This isn't an article, this is just whinging that things aren't perfect.
"Log Levels Don't Mean Anything"
If you're not handling log levels correctly, you've just thrown away half the utility of logging. The author doesn't even make an argument here, he just lists a bunch of different log levels and moves on. You should absolutely rely on logging levels in your applications.
"No consensus on what logs are even for"
They're for an application to tell you what is going on. Come on dude.
"Maybe I'm wrong about monitoring."
You're not wrong (well, about being a pain), you just should get a different job. Monitoring is hard, yes. But it's very beneficial, despite being highly imperfect. It just doesn't benefit you to build your own monitoring stack.
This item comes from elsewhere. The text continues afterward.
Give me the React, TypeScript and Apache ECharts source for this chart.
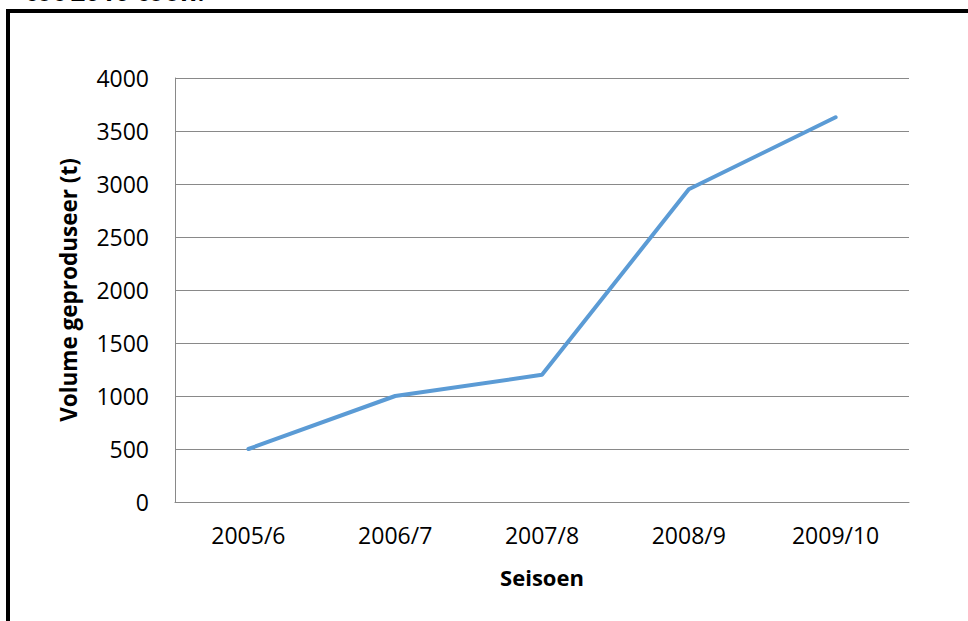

Pay someone else to do it, accept that it's not going to be the Platonic ideal of computer science theory, and move on with life.
I can absolutely get behind the "nobody knows what log levels are for".
First of all, logs come from application components, and the bigger your application is, the more levels are in this hierarchy (components of components etc.) Authors of individual components may not have any idea about how performance of their component is going to affect the whole application.
So... log level needs to be re-interpreted? Logs need to be collected hierarchically? Logs need to become part of the application public interface? -- This is too high price to pay, and, in practice, nobody is going to do this. So, in reality, outside of very simple cases, it's just easier to ignore the level of the log message.
Another aspect is that log levels aren't really a sequence. Messages can belong to several categories at the same time, but these categories need not occupy a continuous sub-sequence. And the more detailed you make it, the more obvious this problem becomes.
Yet another aspect: people writing logs may rely on another (dumb) program processing them. So, they will leave semantics of logs aside, while concentrating on the desired side effect caused by the application processing them.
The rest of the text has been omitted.